Wednesday, November 25, 2015

Lessons learned from my first Miami Book Fair poetry reading

I know not all venues are like the Miami Book Fair but I learned so much just from this first experience that I thought I'd share what I gained from it; I also want to remind myself what worked for me and what didn't for next time (if there is one!):
  • Hydrate your throat.  Bring a bottle of water--the hosts didn't provide one at the tables and the lights shining on us were HOT!  (This is Miami.)  Also, make sure you have shine-blotting paper on hand or wear lots of make-up because those lights make you look pale (and scared!).  Singers suggest warm honey and/or potato chips (something salty) to smooth the voice. 
  • Bring a clean copy. Bring two copies of your book--one to show, prop up on the table or have pictures taken with, the other to read from.
  • Facilitate page access. Read directly from your book but use some sticky tabs to mark your pages--I noticed several readers hunting around for pages while I was able to transition smoothly from one poem to the next by using color-coded sticky tabs with a keyword from the title on each one so I could see which poem was where. 
  • Consolidate your notes. All your notes should be stapled inside your book so as to not be noticeable--print them out on a separate sheet and then staple or tape it inside your book (cut down to size if necessary) at the same orientation so you don't have to hold your book sideways!  If you want to make a few remarks before each poem, write them at the top of the page on which the poem begins.
  • Avoid fumbling. Do NOT use loose sheets with your poems printed in large print unless you have rock solid nerves because your hands may tremble.  Some people suggested this and it sounded like a good idea at the time, but I'm glad I decided to read directly from the book.  Most of the other writers did, also.  On that note, make sure you use the book during all your practice runs.  Make sure the page turns occur at a natural pausing time in the poems that run over more than one page.
  • Manage your time. Know exactly how long it will take you to read each poem; that way you can mix and match them and know how long you will be reading.  Your watch can fail you and the reading venue may not have visible clocks.  Do NOT read over your time limit and keep in mind that things rarely begin at the exact time, so you have to subtract that time from your reading accordingly.

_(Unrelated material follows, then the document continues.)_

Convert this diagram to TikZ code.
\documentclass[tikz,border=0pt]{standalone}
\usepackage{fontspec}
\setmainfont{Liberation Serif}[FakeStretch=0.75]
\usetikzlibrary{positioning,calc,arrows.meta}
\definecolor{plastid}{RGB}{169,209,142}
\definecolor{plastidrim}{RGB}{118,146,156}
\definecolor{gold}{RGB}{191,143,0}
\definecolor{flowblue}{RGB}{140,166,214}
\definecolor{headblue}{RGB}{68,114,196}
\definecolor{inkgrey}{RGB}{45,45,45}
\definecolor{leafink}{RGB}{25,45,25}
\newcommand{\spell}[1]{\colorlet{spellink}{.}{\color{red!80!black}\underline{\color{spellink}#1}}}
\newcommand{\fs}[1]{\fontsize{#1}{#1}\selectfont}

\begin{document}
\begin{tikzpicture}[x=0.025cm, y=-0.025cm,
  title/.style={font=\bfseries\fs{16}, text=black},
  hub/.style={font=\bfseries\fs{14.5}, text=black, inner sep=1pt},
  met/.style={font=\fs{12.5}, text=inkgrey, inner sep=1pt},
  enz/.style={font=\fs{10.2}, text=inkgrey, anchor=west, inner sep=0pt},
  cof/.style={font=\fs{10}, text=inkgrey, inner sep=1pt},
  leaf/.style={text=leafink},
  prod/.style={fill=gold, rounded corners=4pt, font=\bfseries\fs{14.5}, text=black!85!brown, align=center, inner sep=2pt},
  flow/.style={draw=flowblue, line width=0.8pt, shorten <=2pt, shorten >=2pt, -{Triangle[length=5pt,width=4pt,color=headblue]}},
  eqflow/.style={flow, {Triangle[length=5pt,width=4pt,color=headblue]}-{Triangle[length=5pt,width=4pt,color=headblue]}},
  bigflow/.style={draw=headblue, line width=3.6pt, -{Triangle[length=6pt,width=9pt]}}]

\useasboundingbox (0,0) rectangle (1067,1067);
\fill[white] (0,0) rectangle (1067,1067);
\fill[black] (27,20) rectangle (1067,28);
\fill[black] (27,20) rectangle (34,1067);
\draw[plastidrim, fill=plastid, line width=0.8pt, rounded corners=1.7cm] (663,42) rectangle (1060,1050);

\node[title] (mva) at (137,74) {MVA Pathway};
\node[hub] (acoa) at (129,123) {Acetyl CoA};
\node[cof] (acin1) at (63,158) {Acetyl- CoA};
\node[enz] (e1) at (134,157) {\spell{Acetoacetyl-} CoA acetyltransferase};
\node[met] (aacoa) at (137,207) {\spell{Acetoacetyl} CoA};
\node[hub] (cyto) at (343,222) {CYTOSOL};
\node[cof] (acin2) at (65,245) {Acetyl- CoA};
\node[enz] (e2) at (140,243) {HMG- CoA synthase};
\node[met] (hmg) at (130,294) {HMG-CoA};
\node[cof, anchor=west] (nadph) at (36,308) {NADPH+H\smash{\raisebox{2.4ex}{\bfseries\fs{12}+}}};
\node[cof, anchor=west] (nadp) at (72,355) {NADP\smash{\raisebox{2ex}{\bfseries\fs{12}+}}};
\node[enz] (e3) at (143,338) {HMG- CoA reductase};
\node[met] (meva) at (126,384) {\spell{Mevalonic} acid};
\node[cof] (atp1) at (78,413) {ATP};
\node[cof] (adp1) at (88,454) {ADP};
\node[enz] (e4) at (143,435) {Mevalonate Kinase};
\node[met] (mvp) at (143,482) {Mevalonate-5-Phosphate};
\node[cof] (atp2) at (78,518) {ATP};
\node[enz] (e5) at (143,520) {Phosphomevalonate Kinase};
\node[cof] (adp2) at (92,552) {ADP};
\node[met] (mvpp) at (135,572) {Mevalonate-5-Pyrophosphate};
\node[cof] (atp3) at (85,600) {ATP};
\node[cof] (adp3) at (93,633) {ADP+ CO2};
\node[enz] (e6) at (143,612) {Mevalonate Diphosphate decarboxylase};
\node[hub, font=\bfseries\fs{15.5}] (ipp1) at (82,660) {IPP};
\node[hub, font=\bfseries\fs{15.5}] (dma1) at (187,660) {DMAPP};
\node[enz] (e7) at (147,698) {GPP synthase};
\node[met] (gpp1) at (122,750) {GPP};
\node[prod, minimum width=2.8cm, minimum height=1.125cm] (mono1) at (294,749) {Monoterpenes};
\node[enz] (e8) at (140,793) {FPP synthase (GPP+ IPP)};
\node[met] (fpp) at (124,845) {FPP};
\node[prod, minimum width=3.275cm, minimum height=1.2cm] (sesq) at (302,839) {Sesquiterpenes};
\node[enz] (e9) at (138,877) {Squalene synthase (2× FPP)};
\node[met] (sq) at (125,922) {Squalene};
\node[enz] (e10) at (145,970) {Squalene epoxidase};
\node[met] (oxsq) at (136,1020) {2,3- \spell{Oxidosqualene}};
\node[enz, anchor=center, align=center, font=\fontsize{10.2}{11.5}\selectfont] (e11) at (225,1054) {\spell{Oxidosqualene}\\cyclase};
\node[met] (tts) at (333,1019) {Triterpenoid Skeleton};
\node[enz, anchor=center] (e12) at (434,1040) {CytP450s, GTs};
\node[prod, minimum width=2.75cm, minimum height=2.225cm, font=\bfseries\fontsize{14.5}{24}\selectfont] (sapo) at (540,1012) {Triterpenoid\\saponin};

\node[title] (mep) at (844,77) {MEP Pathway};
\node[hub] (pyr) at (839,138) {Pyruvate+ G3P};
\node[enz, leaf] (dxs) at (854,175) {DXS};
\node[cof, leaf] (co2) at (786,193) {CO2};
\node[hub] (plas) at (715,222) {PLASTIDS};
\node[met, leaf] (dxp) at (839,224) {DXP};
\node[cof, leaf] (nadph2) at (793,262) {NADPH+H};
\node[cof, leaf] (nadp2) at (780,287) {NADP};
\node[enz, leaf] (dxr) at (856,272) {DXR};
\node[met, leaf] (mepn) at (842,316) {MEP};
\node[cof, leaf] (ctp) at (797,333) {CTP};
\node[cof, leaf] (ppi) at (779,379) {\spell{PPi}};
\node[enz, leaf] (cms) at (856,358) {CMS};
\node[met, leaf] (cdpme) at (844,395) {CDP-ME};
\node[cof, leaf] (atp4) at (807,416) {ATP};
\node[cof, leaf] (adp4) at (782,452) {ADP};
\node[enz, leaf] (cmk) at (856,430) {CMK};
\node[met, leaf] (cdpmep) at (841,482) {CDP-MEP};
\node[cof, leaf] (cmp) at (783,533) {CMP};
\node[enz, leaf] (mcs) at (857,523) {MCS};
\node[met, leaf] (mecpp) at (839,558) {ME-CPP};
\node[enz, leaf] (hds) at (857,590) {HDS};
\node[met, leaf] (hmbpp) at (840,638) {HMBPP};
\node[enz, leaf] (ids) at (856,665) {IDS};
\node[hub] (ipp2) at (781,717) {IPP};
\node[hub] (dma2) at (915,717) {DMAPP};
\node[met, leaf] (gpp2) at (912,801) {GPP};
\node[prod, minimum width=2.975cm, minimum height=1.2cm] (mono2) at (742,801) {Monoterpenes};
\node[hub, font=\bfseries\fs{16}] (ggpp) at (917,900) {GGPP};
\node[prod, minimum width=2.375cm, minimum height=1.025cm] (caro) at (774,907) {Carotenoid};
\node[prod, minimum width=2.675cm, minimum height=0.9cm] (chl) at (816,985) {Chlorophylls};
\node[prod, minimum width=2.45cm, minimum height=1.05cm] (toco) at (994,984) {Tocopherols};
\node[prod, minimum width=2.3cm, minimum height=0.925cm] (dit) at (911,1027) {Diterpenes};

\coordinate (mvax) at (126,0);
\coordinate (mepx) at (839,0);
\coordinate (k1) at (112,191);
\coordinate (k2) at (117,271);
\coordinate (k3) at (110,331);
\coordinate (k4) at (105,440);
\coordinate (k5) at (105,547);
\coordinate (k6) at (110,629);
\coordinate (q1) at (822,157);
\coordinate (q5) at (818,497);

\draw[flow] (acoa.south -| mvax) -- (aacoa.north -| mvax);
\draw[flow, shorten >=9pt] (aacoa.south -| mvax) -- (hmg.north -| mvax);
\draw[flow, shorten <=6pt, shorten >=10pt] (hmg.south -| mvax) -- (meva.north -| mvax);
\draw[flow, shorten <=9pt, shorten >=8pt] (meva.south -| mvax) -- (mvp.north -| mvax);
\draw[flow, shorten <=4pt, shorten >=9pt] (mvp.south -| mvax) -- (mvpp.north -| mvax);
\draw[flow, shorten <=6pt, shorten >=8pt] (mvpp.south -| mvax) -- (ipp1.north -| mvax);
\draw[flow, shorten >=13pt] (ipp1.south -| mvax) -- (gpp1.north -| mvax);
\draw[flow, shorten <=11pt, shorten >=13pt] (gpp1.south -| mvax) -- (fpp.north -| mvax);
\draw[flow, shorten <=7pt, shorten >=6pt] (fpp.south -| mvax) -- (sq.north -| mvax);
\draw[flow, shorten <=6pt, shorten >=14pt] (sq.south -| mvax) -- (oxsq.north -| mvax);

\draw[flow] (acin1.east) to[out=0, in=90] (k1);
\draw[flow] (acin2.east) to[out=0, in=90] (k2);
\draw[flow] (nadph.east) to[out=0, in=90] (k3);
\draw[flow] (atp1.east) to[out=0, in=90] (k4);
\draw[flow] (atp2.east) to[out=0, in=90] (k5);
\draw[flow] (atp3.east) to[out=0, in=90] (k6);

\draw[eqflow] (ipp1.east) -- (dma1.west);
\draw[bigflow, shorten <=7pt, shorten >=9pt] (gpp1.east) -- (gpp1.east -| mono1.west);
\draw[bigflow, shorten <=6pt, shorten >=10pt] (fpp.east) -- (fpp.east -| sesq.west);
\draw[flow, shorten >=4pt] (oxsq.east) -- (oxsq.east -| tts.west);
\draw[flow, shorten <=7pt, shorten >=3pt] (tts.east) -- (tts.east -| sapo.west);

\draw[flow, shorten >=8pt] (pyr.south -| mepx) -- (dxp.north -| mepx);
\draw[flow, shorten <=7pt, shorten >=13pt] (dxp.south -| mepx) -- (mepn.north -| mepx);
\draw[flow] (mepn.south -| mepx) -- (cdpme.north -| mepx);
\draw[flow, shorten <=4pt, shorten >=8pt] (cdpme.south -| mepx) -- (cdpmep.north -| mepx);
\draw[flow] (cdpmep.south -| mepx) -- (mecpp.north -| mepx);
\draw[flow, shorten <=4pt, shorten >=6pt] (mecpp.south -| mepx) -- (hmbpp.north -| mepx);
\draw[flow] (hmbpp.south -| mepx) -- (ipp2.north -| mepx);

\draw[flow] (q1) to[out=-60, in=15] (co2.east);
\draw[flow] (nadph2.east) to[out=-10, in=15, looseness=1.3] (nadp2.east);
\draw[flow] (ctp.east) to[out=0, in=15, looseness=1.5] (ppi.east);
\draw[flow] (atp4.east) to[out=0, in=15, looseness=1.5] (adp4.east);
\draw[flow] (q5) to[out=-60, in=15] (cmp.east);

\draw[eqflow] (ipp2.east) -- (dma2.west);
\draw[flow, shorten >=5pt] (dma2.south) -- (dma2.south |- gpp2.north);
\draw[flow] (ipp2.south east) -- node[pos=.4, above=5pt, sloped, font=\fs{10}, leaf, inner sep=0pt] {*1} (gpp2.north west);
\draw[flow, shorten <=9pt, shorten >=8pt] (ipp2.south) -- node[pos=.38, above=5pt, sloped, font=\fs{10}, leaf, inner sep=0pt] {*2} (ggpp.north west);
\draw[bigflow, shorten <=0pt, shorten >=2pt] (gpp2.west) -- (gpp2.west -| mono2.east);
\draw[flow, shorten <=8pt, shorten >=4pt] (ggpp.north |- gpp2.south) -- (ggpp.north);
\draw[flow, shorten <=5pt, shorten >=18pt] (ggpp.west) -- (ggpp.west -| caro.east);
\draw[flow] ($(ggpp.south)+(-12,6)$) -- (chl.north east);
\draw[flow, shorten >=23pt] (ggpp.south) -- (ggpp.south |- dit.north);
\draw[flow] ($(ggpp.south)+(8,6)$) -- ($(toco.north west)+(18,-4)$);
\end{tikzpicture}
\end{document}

  • Communicate enjoyment. Remember to smile and act like you are enjoying yourself (if your acting skills are up to it!)
  • Connect. Bring business cards or their equivalent to hand out to the other poets you connect with or fans.
  • Be grateful.  Thank everyone involved in the reading and/or preparing the venue and learn the volunteers' names so next time you can greet them by name! (I hope I remembered to thank the room host in my case.  He was really nice; not only did he pinch-hit when our presenter didn't show up but he also put us at ease and asked the first question during the Q & A. Unfortunately, I did not remember to get his name!)